Resource Modification for node-problem-detector

Due to the low default resource configuration given by the node-problem-detector, the following problems may occur:

Zombie processes appear in the system
High read IO in node nodes
npd process will report an error: Timeout when running plugin "./config/plugin/network_problem.sh": state -signal

We need to adjust the resource configuration of the node-problem-detector, and the operation steps are as follows:

1. Get the DaemonSet’s name


kubectl get ds -n kube-system |grep node-problem-detector
node-problem-detector            1         1         1       1            1           <none>          236d

Find the name of DaemonSet, usually it’s called node-problem-detector, or ack-node-problem-detector-daemonset.
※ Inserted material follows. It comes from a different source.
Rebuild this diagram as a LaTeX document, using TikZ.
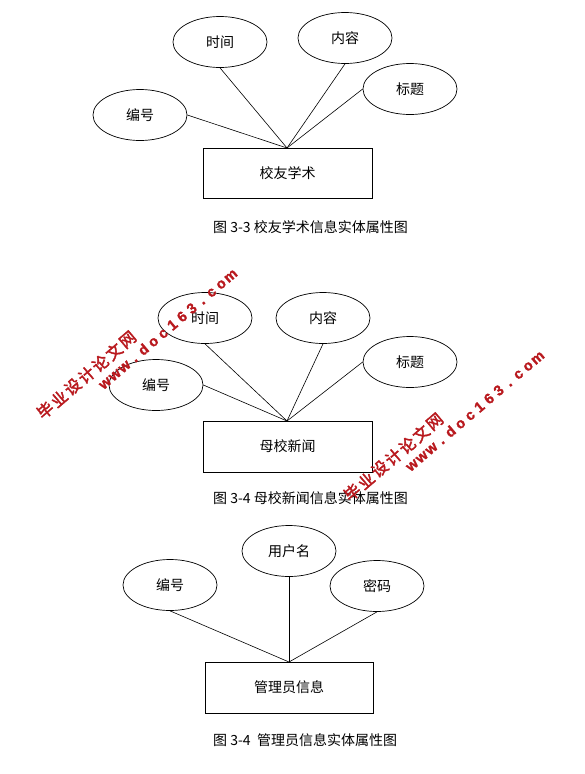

2. Edit DaemonSet resource and modify resources configuration

Modify the resource configuration using the edit command. After executing the command below, you will enter into vim mode


kubectl edit ds node-problem-detector -n kube-system

Change the content corresponding to resource to 100m and 100Mi. Save and exit, and the pod corresponding to node-problem-detector will restart automatically.


resources:
  limits:
    cpu: 100m
    memory: 100Mi
  requests:
    cpu: 100m
    memory: 100Mi

3. Verify that the pod is running normally


kubectl get pod -n kube-system |grep node-problem-detector

Make sure the pod is running normally

Frequently Asked Questions:

1. Will the modification affect our application service?

No, the role of node-problem-detector is to check whether there are anomalies in the node nodes. Modifying node-problem-detector will not affect the application service

2. Which clusters need to be modified?

If the cluster was created before March 12, 2022, and the Node-Problem-Detector node monitoring plugin is activated in Application Center -> NPD Node Monitoring of the cluster, this issue may occur.

We have modified this issue in recent releases, and it will not occur in newly created clusters in the future.